Buscetta. L’uomo che tradì la mafia.
È successo, ad un certo punto della proiezione de “Il Traditore”, che mi sono sentito schiacciato dalla potenza delle immagini e dei suoi interpreti. È quando il maxiprocesso entra nel vivo, quando nel confronto, Tommaso Buscetta (Pierfrancesco Favino), il traditore, e Giuseppe “Pippo” Calò (Fabrizio Ferracane) si trovano faccia a faccia; un passaggio che ricalca in maniera sorprendentemente aderente la realtà di come andarono le cose e in cui la mano di Bellocchio regista si fa invisibile, lasciando le luci della ribalta a due attori di straordinaria bravura. Momenti di rara bellezza cinematografica, in cui la tensione di quegli attimi è restituita e amplificata come soltanto la Settima Arte al suo meglio sa fare, frammenti di una confessione che sbugiarda e mette in imbarazzo coloro che sono chiamati a rispondere al banco degli imputati. “La mafia è finita” dirà più avanti, sempre in quel processo storico, Tommaso Buscetta a Salvatore “Totò” Riina. Il “boss dei due mondi” contro “il capo dei capi”. “Il traditore” contro “il tradito”. Ma chi è chi?

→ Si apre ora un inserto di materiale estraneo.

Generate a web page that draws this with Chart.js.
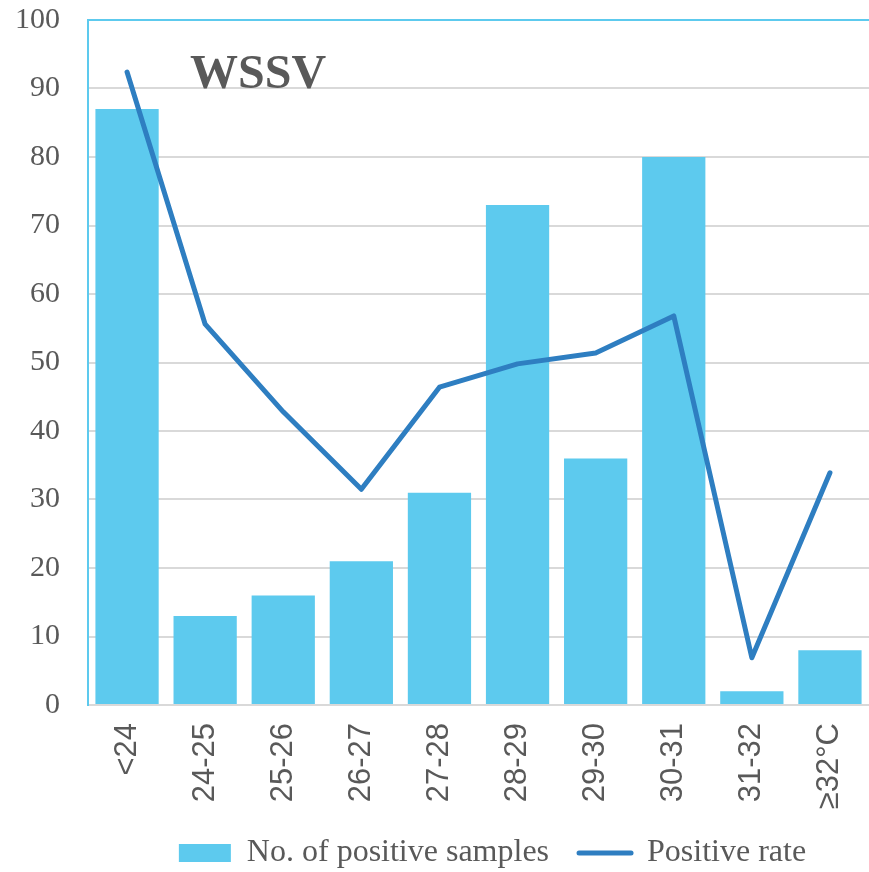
<!DOCTYPE html>
<html>
<head>
<meta charset="utf-8">
<script src="https://cdn.jsdelivr.net/npm/chart.js@4/dist/chart.umd.min.js"></script>
<style>
  body { margin: 0; background: #fff; }
  #wrap { width: 869px; height: 872px; position: relative; }
</style>
</head>
<body>
<div id="wrap"><canvas id="wssvChart"></canvas></div>
<script>
const categories = ['<24', '24-25', '25-26', '26-27', '27-28', '28-29', '29-30', '30-31', '31-32', '≥32°C'];
const positiveSamples = [87, 13, 16, 21, 31, 73, 36, 80, 2, 8];
const positiveRate = [92.4, 55.6, 42.8, 31.5, 46.4, 49.8, 51.4, 56.8, 6.9, 33.9];
const yTicks = [0, 10, 20, 30, 40, 50, 60, 70, 80, 90, 100];

const barColor = '#5DCAEE';
const lineColor = '#2E7EC1';
const textColor = '#595959';

// top border of plot area + the WSSV label, legend nudged into place
const plotDecor = {
    id: 'plotDecor',
    afterLayout(chart) {
        const lg = chart.legend;
        if (lg) {
            lg.left += 58;
            lg.right += 58;
            lg.top -= 10;
            lg.bottom -= 10;
        }
    },
    afterDatasetsDraw(chart) {
        const area = chart.chartArea;
        const c = chart.ctx;
        c.save();
        c.strokeStyle = barColor;
        c.lineWidth = 2;
        c.beginPath();
        c.moveTo(area.left - 1, area.top);
        c.lineTo(area.right, area.top);
        c.stroke();
        c.fillStyle = textColor;
        c.font = 'bold 48px "Liberation Serif", "Times New Roman", serif';
        c.textBaseline = 'alphabetic';
        c.textAlign = 'left';
        c.fillText('WSSV', area.left + 102, area.top + 68);
        c.restore();
    }
};

const ctx = document.getElementById('wssvChart').getContext('2d');
new Chart(ctx, {
    data: {
        labels: categories,
        datasets: [{
            type: 'bar',
            label: 'No. of positive samples',
            data: positiveSamples,
            backgroundColor: barColor,
            borderWidth: 0,
            barPercentage: 0.81,
            categoryPercentage: 1.0,
            order: 1
        }, {
            type: 'line',
            label: 'Positive rate',
            data: positiveRate,
            borderColor: lineColor,
            backgroundColor: lineColor,
            borderWidth: 5,
            borderCapStyle: 'round',
            borderJoinStyle: 'round',
            pointRadius: 0,
            tension: 0,
            order: 0
        }]
    },
    options: {
        responsive: true,
        maintainAspectRatio: false,
        animation: false,
        layout: { padding: { top: 20, right: 0, left: 0, bottom: -17 } },
        scales: {
            x: {
                grid: { display: false, drawTicks: false },
                border: { color: '#D9D9D9', width: 2 },
                ticks: {
                    color: textColor,
                    font: { family: '"Liberation Sans", Arial, sans-serif', size: 31 },
                    minRotation: 90,
                    maxRotation: 90,
                    padding: 18
                },
                afterFit(scale) {
                    scale.height = 112;
                    scale.paddingLeft = 0;
                    scale.paddingRight = 0;
                }
            },
            y: {
                min: 0,
                max: 100,
                afterBuildTicks(scale) { scale.ticks = yTicks.map(v => ({ value: v })); },
                grid: { color: '#D9D9D9', lineWidth: 2, drawTicks: false },
                border: { color: barColor, width: 2 },
                ticks: {
                    color: textColor,
                    font: { family: '"Liberation Serif", "Times New Roman", serif', size: 30 },
                    padding: 28
                },
                afterFit(scale) {
                    scale.width = 88;
                    scale.paddingTop = 0;
                    scale.paddingBottom = 0;
                }
            }
        },
        plugins: {
            tooltip: { enabled: false },
            legend: {
                position: 'bottom',
                labels: {
                    color: textColor,
                    font: { family: '"Liberation Serif", "Times New Roman", serif', size: 32 },
                    usePointStyle: true,
                    pointStyleWidth: 52,
                    boxHeight: 18,
                    padding: 30,
                    sort: (a, b) => a.datasetIndex - b.datasetIndex,
                    generateLabels(chart) {
                        const items = Chart.defaults.plugins.legend.labels.generateLabels(chart);
                        items.forEach(item => {
                            if (item.datasetIndex === 0) {
                                item.pointStyle = 'rect';
                                item.lineWidth = 0;
                                item.fillStyle = barColor;
                            } else {
                                item.pointStyle = 'line';
                                item.lineWidth = 5;
                                item.lineCap = 'round';
                                item.strokeStyle = lineColor;
                            }
                        });
                        return items;
                    }
                }
            }
        }
    },
    plugins: [plotDecor]
});
</script>
</body>
</html>
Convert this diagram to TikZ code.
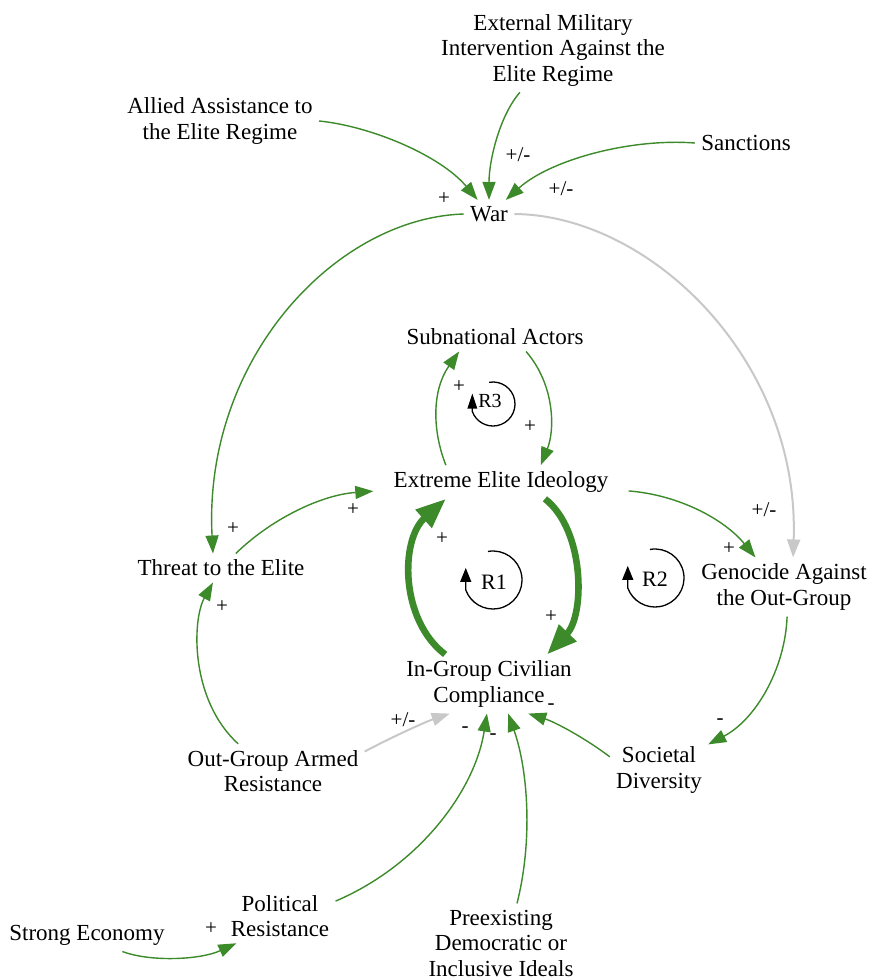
\documentclass[tikz,border=0pt]{standalone}
\usepackage{fontspec}
\setmainfont{Liberation Serif}
\usetikzlibrary{arrows.meta}
\definecolor{linkgreen}{RGB}{60,138,42}
\definecolor{linkgray}{RGB}{200,200,200}
\begin{document}
\begin{tikzpicture}[x=0.5pt,y=-0.5pt,
  var/.style={inner sep=3pt, align=center, font=\fontsize{11.5}{12.75}\selectfont},
  sgn/.style={inner sep=0pt, font=\fontsize{10.5}{11}\selectfont},
  rlab/.style={inner sep=0pt, font=\fontsize{11}{12}\selectfont},
  link/.style={draw=linkgreen, line width=0.7pt, -{Triangle[length=9pt,width=6.5pt]}},
  graylink/.style={draw=linkgray, line width=1pt, -{Triangle[length=9pt,width=6.5pt]}},
  thicklink/.style={draw=linkgreen, line width=3.3pt, -{Triangle[length=15pt,width=11.5pt]}},
  loopline/.style={draw=black, line width=0.65pt, -{Triangle[length=7pt,width=5.5pt]}}
]
\fill[white] (0,0) rectangle (871,980);
\useasboundingbox (0,0) rectangle (871,980);

% variables
\node[var] (ext) at (553,50) {External Military\\Intervention Against the\\Elite Regime};
\node[var] (allied) at (220,121) {Allied Assistance to\\the Elite Regime};
\node[var] (sanc) at (746,143) {Sanctions};
\node[var] (war) at (489,214) {War};
\node[var] (sub) at (495,337) {Subnational Actors};
\node[var, inner xsep=10pt] (ideo) at (501,482) {Extreme Elite Ideology};
\node[var] (threat) at (221,568) {Threat to the Elite};
\node[var] (geno) at (784,587) {Genocide Against\\the Out-Group};
\node[var] (comp) at (489,684) {In-Group Civilian\\Compliance};
\node[var] (oga) at (273,771) {Out-Group Armed\\Resistance};
\node[var] (soc) at (659,770) {Societal\\Diversity};
\node[var] (pol) at (280,916) {Political\\Resistance};
\node[var] (econ) at (87,935) {Strong Economy};
\node[var] (pre) at (501,943) {Preexisting\\Democratic or\\Inclusive Ideals};

% causal links
\draw[link] (allied.east) .. controls (370,126) and (440,155) .. (war.129);
\draw[link] (ext.-128) .. controls (500,115) and (489,160) .. (war.north);
\draw[link] (sanc.west) .. controls (630,138) and (550,160) .. (war.40);
\draw[link] (war.west) .. controls (335,218) and (203,360) .. (threat.119);
\draw[graylink] (war.east) .. controls (650,215) and (800,360) .. (geno.73);
\draw[link] (threat) .. controls (270,520) and (320,495) .. (ideo);
\draw[link] (oga.142) .. controls (190,700) and (192,620) .. (threat.-119);
\draw[link] (ideo.163) .. controls (432,430) and (432,390) .. (sub.202);
\draw[link] (sub.-25) .. controls (555,385) and (555,430) .. (ideo.23);
\draw[thicklink] (ideo.-21) .. controls (585,530) and (585,615) .. (comp.27);
\draw[thicklink] (comp.146) .. controls (400,620) and (400,540) .. (ideo.-163);
\draw[link] (ideo.-4) .. controls (680,495) and (725,520) .. (geno.134);
\draw[link] (geno.-84) .. controls (785,670) and (755,720) .. (soc);
\draw[link] (soc.165) .. controls (585,738) and (555,722) .. (comp.-37);
\draw[graylink] (oga.12) .. controls (390,738) and (425,722) .. (comp.-143);
\draw[link] (pol.15) .. controls (420,865) and (475,790) .. (comp.-94);
\draw[link] (pre.68) .. controls (533,840) and (528,770) .. (comp.-57);
\draw[link] (econ.-25) .. controls (150,962) and (200,960) .. (pol.-148);

% polarity signs
\node[sgn] (l1) at (444,199) {+};
\node[sgn] (l2) at (518,155) {+/-};
\node[sgn] (l3) at (561,189) {+/-};
\node[sgn] (l4) at (233,529) {+};
\node[sgn] (l5) at (353,510) {+};
\node[sgn] (l6) at (222,607) {+};
\node[sgn] (l7) at (459,387) {+};
\node[sgn] (l8) at (530,427) {+};
\node[sgn] (l9) at (442,539) {+};
\node[sgn] (l10) at (551,617) {+};
\node[sgn] (l11) at (764,510) {+/-};
\node[sgn] (l12) at (729,549) {+};
\node[sgn] (l13) at (720,722) {-};
\node[sgn] (l14) at (551,707) {-};
\node[sgn] (l15) at (403,720) {+/-};
\node[sgn] (l16) at (465,730) {-};
\node[sgn] (l17) at (493,737) {-};
\node[sgn] (l18) at (211,929) {+};

% reinforcing loop markers
\coordinate (r3) at (493,404);
\coordinate (r1) at (493,580);
\coordinate (r2) at (655,578);
\draw[loopline, -{Triangle[length=7.5pt,width=4.8pt]}] (r3) ++(100:11pt) arc[start angle=100, end angle=-160, radius=11pt] -- ++(0,-18);
\draw[loopline] (r1) ++(100:14.5pt) arc[start angle=100, end angle=-160, radius=14.5pt] -- ++(0,-22);
\draw[loopline] (r2) ++(100:14.5pt) arc[start angle=100, end angle=-160, radius=14.5pt] -- ++(0,-22);
\node[rlab, font=\fontsize{10}{11}\selectfont] (r3lab) at (490,401) {R3};
\node[rlab] (r1lab) at (494,582) {R1};
\node[rlab] (r2lab) at (655,579) {R2};
\end{tikzpicture}
\end{document}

Perché per Buscetta, nel film di Bellocchio come nella realtà, il vero traditore non era lui che, estradato dal Brasile, raccontò al giudice Giovanni Falcone di Cosa Nostra e della sua struttura gerarchica. I veri traditori erano gli altri, Giuseppe Calò, Toto Riina e tutti i Corleonesi che avevano trasformato la Mafia in un’organizzazione sanguinaria che non si faceva scrupoli ad ammazzare anche i bambini. Lui, Buscetta, “uomo d’onore”, era cresciuto e credeva in una Mafia che aveva a cuore gli ultimi, poveri cristi dimenticati da uno Stato oppressore. È per questo che Buscetta, “l’infame”, ora parlava e si lasciava andare davanti ai giudici come un fiume in piena.
Non è dato sapere, con assoluta certezza, se per “Don Masino” (suo altro soprannome) non ci fosse anche un desiderio di vendetta contro chi, volendo prendere il sopravvento nell’organizzazione, gli aveva ammazzato undici parenti, ma su questo, né Bellocchio, né gli sceneggiatori (tra cui i bravissimi Francesco Piccolo e Ludovica Rampoldi), prendono posizione precisa, sfumando i contorni di una persona(lità) estremamente complessa. Ed è proprio questa capacità di regalarci un ritratto del genere che rende, assieme a tutto il resto, questo film, un grandissimo film. Pierfrancesco Favino, probabilmente nel ruolo della vita, è straordinario e non c’è nessuna valida ragione per la quale possiate perdervelo (in sala).